A different kind of growth

Making fashion responsibly is not always profitable or cost effective, something that Raeburn has solved by diversifying his revenue streams. Each piece of his Remade line, which he calls a “labour of love”, is individually numbered and made by hand from reworked surplus materials. His other two lines, Reduced and Recycled, focus on reducing waste and recycling garments respectively, and have more scope to scale as they are produced in collaboration with responsible manufacturers who have the capabilities to drive volume.
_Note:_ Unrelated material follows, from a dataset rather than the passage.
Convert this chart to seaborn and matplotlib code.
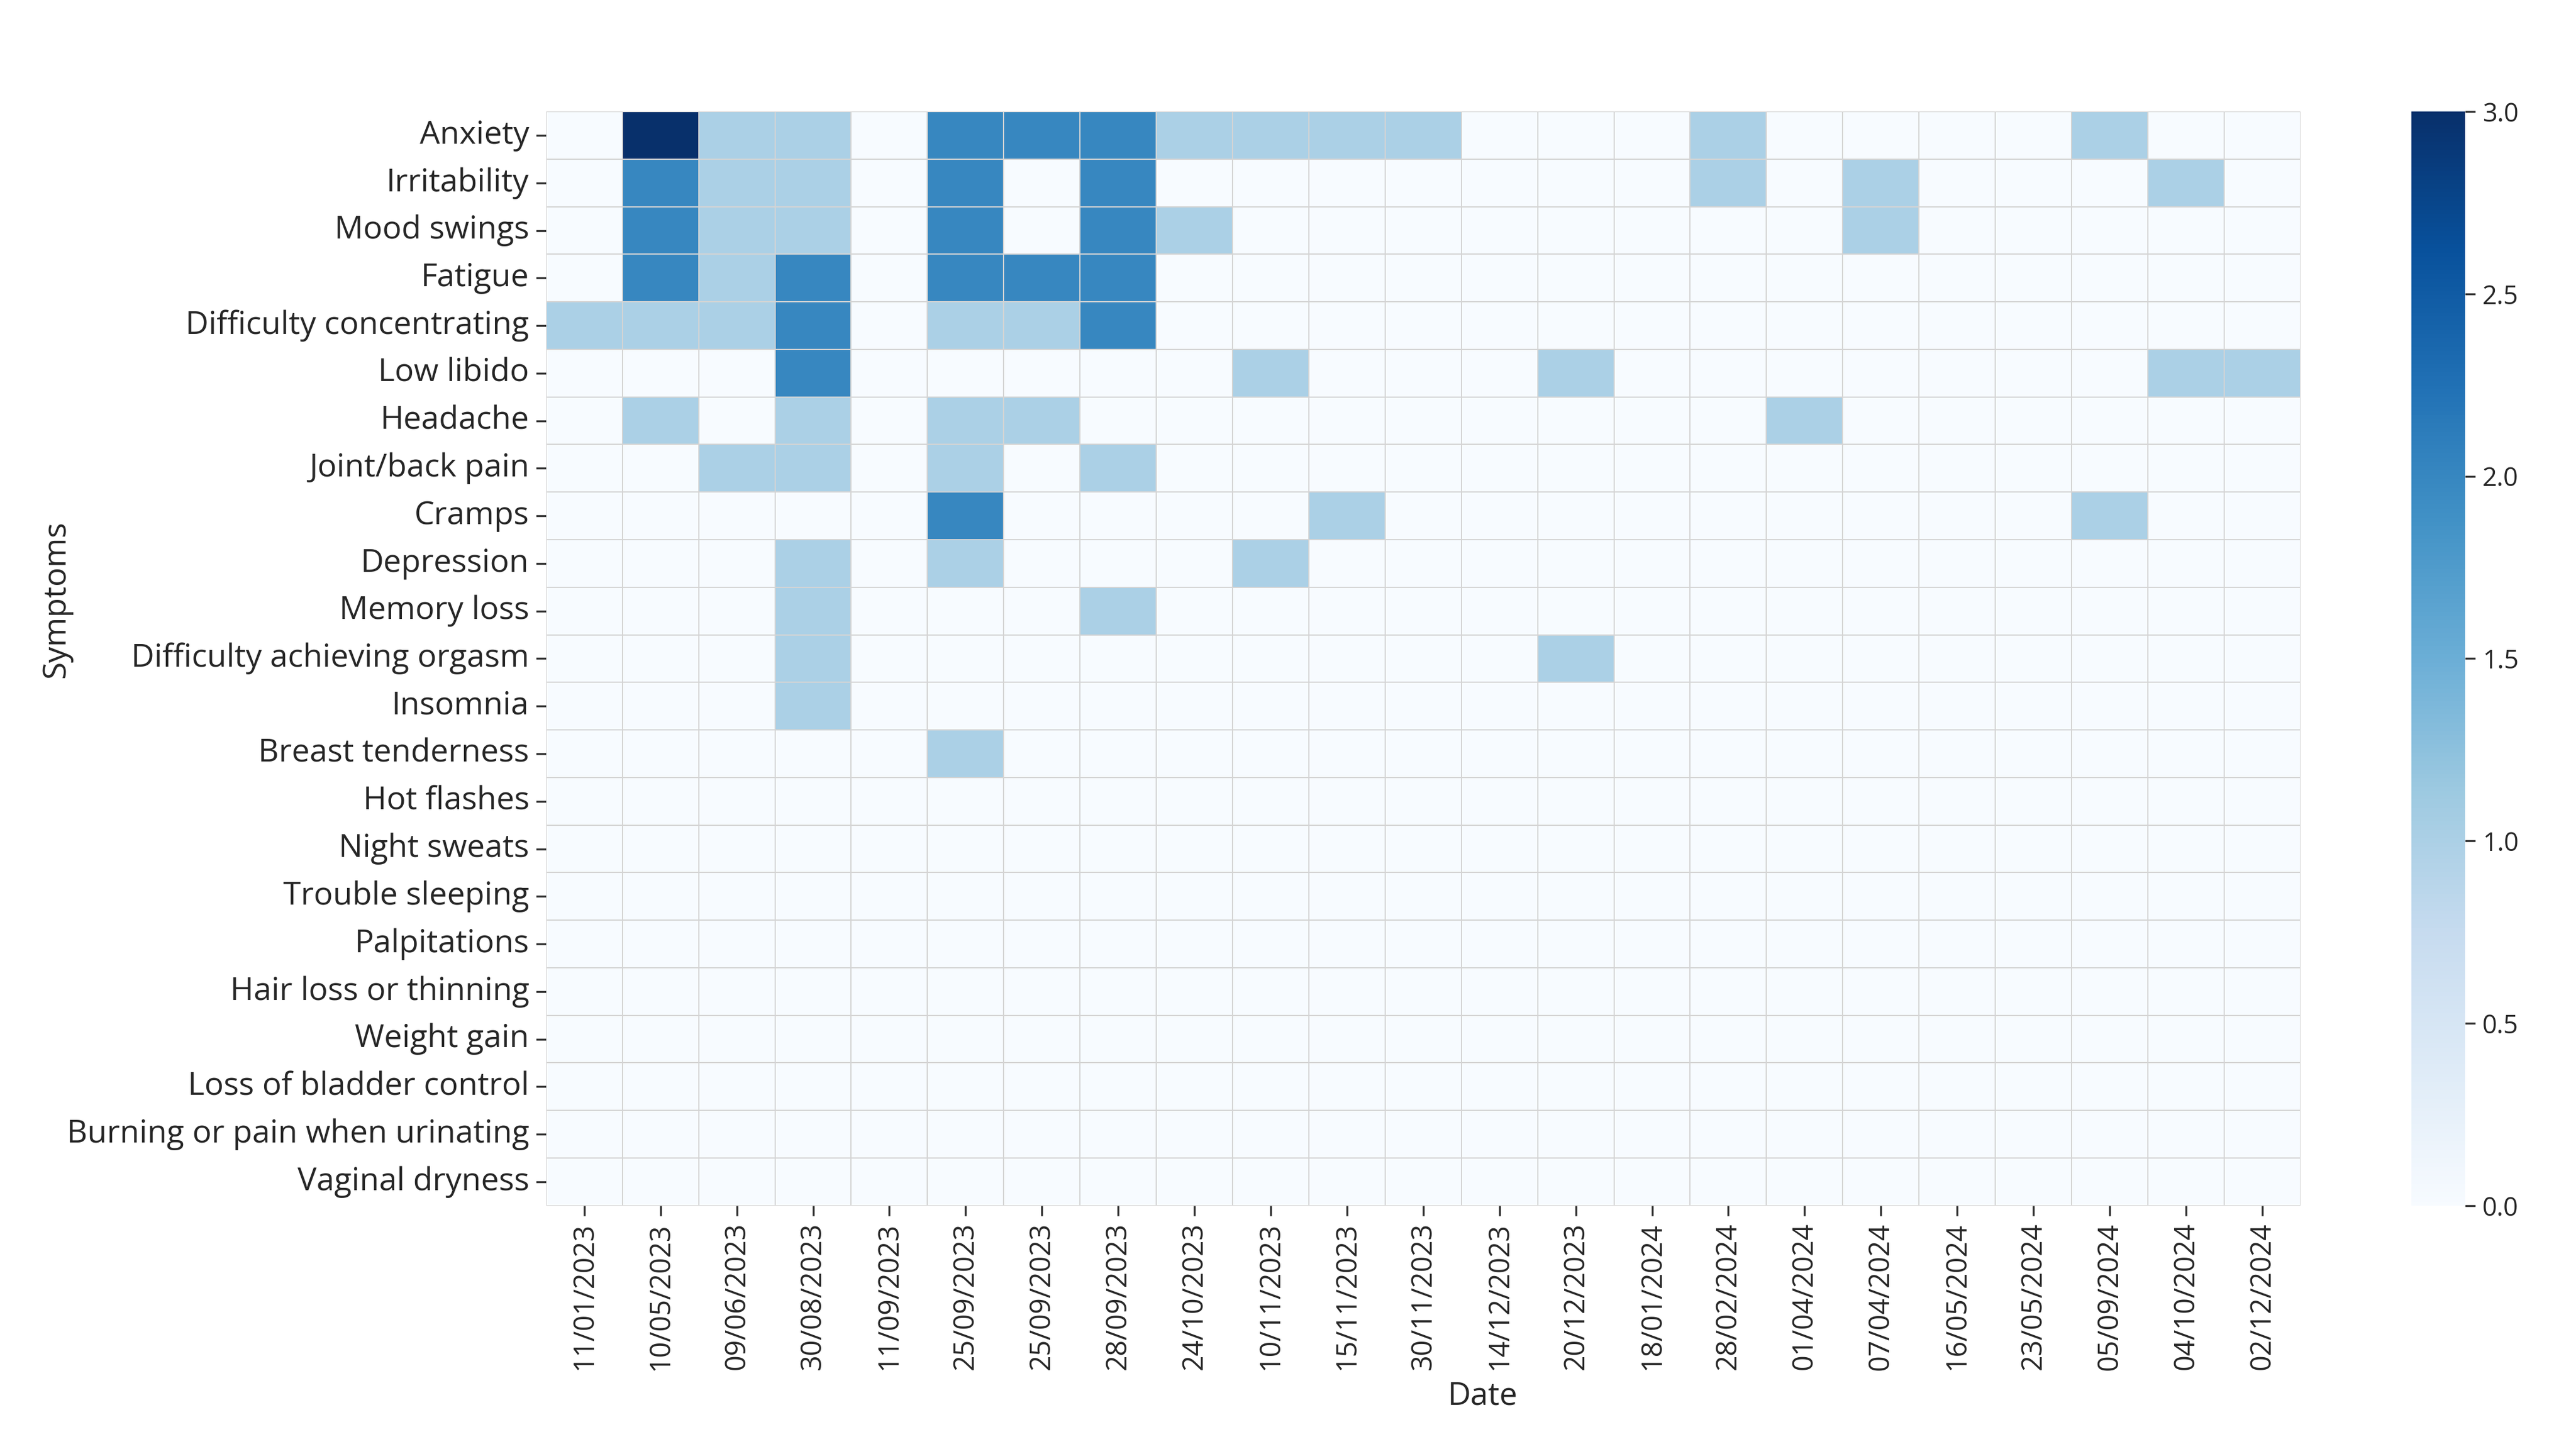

Williams, who is sceptical of wholesale and has adopted a made-to-order model, mainly drives profits by consulting for other fashion companies.

“I’m not profit-driven and it’s not a profit-driven company,” says Richard Malone, who mainly designs made-to-order and keeps wholesale accounts for exclusive products. The Irish designer, who says that his business is profitable, had opportunities to commercialise his line but has chosen not to. Instead, Malone has built a network of private customers for whom he works on commission. “The luxury for me is getting to create whatever I want and not having one product that you make thousands of,” he says. “Sustainability shouldn’t be about making loads of things that are sustainable, because that isn’t sustainable either.”

The time might be ripe for those designers who want to scale, however. Raeburn points out that recycled materials went from a premium of 30 to 60 per cent on virgin materials to almost a parity of price in the last 10 years.

The future of fashion week

When English returned from her hiatus in September 2018, her new business model was welcomed by press and customers, but retailers weren’t impressed. “We lost stockists who weren’t interested,” she says. That changed after a year. English believes this change of heart has been mainly motivated by consumer demand and increased awareness within the public sphere. “It’s really important to educate people that don’t necessarily engage with fashion as design or as a business, but with what they wear every day,” says Williams.

Increasing environmental concerns have led the industry to question the sustainability and scope of fashion weeks. Raeburn, for example, celebrated his 10th year in business by hosting a fashion show in January of last year, which will also be his last. “Designers have an obligation to think differently about the way they are presenting,” he says. For emerging talents, however, fashion shows remain important tools of communication, discovery and sales. English sees opportunities in evolving the showcasing model towards a symposium where participants can come together to share information, swap notes, exchange contacts and find solutions together.

This openness in sharing resources is a novelty in fashion, where suppliers and manufacturers are usually preciously guarded secrets. But it’s becoming the norm for this class of designers. In some cases Dilara Findikoglu, who incorporates upcycled vintage garments, studio scraps, deadstock and organic materials in her collections, hasn’t been able to find fabrics in the right colour or thickness. Other times she couldn’t afford the minimum quantities required by the suppliers. She says that Fashion on Earth, the sustainability-focused Whatsapp group initiated by English where designers share contacts and information, has been instrumental to find suppliers.

“Talking to people is the biggest asset to a pathway to better practice,” says English.